In the data below, find each line containing the string "that" and return it.
┌─ Data rows
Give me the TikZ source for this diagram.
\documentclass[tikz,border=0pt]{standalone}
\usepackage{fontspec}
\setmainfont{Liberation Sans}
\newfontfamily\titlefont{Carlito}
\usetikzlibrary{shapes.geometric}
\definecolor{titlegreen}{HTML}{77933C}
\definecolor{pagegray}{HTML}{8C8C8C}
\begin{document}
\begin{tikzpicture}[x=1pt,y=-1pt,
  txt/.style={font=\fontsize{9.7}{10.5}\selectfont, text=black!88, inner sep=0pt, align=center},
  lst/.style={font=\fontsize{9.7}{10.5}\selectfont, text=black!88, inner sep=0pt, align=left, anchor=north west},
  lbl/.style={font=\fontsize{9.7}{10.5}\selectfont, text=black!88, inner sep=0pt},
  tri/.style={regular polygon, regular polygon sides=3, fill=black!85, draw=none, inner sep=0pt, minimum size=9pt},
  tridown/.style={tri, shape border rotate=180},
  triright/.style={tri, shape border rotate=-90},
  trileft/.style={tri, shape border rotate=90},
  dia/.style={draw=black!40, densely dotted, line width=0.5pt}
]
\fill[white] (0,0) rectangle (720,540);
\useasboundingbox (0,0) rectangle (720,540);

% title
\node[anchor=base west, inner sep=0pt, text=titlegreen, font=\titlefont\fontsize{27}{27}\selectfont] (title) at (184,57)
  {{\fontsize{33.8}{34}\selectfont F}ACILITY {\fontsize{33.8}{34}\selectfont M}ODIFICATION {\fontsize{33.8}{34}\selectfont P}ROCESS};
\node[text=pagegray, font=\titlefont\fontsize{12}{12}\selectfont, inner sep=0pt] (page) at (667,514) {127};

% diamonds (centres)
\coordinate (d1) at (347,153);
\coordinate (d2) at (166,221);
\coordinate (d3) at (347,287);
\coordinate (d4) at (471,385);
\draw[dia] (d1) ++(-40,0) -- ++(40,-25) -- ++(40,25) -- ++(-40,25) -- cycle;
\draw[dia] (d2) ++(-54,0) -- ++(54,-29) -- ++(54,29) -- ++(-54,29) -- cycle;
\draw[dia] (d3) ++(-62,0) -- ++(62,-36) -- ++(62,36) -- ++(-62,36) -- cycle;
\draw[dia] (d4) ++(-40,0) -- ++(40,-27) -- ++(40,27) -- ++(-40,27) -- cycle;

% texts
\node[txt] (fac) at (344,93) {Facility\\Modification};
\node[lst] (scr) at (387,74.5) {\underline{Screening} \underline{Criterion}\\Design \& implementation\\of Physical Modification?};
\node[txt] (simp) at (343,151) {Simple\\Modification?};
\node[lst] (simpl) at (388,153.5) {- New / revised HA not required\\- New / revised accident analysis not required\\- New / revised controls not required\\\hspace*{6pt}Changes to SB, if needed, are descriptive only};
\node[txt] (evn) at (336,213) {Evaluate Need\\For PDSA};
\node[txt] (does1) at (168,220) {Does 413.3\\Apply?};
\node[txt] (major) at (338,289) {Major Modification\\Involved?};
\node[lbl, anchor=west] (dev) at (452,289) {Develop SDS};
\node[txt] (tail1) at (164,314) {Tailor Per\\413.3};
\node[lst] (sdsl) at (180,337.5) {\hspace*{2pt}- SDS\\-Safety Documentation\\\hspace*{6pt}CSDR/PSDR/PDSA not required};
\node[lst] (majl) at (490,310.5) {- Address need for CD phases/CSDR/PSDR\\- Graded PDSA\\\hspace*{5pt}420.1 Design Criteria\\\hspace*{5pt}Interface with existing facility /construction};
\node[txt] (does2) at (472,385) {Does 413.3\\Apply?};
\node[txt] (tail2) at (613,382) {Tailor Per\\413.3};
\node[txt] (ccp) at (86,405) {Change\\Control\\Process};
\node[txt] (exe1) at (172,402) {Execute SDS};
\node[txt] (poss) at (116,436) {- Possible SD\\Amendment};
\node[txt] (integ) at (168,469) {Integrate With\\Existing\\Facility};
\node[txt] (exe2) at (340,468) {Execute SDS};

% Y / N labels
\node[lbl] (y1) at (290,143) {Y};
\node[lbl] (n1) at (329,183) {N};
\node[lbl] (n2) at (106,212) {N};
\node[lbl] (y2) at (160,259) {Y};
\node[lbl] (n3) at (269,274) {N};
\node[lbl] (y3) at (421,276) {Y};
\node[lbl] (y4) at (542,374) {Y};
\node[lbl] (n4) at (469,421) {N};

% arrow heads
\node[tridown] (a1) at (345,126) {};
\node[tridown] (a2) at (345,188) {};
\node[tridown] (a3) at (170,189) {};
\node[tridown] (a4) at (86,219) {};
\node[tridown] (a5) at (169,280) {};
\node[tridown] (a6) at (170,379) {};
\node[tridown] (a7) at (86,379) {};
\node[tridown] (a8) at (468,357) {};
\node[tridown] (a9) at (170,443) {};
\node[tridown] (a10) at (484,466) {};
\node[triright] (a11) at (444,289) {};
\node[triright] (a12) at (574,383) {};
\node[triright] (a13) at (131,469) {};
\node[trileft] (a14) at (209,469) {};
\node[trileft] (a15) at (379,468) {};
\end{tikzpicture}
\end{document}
└─
┌─ Data rows
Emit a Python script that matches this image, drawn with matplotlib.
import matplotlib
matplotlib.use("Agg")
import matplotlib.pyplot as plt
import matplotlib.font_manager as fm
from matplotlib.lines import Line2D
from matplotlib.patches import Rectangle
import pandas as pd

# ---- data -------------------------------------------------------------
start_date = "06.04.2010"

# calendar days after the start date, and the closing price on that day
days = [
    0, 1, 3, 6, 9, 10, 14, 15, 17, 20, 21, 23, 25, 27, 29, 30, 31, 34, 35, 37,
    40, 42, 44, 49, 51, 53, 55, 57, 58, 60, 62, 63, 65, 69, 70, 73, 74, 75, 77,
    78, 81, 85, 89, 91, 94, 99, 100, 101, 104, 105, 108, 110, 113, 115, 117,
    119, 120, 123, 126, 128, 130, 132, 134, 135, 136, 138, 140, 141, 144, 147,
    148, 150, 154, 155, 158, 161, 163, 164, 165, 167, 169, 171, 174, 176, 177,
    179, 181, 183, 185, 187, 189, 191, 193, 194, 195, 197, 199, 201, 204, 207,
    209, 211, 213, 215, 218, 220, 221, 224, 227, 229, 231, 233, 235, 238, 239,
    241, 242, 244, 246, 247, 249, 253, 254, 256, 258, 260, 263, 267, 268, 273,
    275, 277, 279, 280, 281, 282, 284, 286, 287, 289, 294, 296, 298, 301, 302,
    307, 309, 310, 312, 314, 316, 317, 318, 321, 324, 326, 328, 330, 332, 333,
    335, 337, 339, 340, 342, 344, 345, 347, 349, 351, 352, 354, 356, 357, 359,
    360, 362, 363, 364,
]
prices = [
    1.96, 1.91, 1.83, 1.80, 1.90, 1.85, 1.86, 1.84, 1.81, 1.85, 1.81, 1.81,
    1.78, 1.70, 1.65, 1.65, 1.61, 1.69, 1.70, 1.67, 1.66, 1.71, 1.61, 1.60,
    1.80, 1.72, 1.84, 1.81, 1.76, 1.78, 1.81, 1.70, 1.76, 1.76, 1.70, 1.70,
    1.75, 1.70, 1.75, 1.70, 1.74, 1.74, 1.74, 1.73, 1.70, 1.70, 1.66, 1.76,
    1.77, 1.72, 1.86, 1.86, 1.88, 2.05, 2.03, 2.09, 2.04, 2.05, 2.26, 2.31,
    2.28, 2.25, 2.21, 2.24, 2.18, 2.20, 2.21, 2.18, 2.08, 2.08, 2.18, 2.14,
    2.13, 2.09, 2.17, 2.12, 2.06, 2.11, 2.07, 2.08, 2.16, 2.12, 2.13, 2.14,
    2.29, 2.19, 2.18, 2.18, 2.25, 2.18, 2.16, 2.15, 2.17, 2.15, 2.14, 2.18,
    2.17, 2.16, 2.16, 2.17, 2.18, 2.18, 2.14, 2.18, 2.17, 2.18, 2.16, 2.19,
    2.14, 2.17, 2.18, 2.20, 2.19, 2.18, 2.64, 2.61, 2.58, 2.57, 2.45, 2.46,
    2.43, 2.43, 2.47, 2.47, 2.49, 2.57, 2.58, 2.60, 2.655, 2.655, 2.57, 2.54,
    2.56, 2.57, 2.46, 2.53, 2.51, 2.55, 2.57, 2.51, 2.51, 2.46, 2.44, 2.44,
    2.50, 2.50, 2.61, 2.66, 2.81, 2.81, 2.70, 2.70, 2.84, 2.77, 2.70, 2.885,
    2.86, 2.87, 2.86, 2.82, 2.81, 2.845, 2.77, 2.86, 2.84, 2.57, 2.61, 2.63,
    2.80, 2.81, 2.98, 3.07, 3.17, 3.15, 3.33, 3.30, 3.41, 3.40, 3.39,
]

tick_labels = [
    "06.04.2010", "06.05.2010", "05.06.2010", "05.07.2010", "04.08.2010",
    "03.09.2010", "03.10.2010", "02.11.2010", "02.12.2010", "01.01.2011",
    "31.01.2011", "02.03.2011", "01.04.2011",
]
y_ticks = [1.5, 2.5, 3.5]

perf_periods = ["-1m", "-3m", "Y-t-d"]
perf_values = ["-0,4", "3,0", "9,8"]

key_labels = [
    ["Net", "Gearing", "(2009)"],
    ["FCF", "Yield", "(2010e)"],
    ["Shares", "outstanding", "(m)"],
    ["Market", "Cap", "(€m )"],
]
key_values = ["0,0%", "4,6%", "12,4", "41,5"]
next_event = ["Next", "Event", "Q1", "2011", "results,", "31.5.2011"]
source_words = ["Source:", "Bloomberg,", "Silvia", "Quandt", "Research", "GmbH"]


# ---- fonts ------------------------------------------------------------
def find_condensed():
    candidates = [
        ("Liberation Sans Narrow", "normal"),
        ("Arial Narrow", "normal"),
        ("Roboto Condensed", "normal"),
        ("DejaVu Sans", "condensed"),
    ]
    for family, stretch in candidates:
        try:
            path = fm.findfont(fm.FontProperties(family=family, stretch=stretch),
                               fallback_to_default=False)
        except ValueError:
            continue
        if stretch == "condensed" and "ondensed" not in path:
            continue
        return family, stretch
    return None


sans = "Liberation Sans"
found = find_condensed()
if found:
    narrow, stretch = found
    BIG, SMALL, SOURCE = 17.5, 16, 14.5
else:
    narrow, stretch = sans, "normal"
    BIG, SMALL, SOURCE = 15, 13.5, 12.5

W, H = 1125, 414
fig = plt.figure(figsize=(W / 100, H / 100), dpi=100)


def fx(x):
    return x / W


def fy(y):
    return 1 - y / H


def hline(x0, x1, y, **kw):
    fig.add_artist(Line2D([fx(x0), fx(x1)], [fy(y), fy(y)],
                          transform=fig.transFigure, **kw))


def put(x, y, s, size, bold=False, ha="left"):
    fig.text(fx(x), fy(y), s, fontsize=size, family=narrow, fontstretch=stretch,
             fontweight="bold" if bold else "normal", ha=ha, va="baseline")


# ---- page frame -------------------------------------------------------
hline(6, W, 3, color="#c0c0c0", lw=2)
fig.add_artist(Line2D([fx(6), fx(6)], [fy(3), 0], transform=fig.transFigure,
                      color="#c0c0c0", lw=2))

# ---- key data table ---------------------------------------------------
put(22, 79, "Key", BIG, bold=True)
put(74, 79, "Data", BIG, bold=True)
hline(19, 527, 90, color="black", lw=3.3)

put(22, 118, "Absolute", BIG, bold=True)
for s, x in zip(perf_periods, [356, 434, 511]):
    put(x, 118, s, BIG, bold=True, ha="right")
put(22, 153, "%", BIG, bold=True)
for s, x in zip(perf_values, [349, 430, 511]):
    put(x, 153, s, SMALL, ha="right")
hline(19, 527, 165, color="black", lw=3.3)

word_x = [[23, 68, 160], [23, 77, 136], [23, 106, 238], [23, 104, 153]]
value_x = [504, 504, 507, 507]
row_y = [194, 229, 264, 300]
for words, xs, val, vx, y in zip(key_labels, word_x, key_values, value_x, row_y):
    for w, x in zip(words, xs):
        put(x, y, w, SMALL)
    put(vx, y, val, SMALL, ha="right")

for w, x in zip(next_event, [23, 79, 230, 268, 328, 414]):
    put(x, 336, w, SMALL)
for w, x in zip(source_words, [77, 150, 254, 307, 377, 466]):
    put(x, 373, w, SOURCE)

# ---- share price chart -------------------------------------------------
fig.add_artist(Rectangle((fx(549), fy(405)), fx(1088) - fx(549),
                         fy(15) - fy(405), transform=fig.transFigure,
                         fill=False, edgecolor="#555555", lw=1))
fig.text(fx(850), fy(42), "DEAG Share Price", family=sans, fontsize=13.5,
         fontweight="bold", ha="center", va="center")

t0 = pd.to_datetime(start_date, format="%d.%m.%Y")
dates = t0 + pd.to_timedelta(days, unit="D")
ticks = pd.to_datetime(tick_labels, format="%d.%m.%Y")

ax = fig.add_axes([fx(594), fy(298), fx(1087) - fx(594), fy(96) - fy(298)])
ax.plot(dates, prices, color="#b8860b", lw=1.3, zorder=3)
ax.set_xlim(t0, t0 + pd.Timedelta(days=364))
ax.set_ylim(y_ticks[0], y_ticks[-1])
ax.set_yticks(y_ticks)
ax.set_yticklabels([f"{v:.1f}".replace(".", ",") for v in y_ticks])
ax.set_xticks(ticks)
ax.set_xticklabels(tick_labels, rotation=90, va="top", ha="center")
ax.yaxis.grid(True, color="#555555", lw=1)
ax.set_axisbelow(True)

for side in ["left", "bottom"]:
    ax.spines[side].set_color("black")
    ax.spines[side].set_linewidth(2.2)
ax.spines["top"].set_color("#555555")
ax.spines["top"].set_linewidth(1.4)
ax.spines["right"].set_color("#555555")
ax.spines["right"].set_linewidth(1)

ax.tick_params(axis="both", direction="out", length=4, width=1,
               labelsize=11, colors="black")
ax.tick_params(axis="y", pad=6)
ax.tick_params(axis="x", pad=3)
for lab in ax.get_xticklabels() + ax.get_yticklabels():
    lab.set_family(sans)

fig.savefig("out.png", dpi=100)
└─
*Answer to this problem:*
Emit a Python script that matches this image, drawn with matplotlib.
# calendar days after the start date, and the closing price on that day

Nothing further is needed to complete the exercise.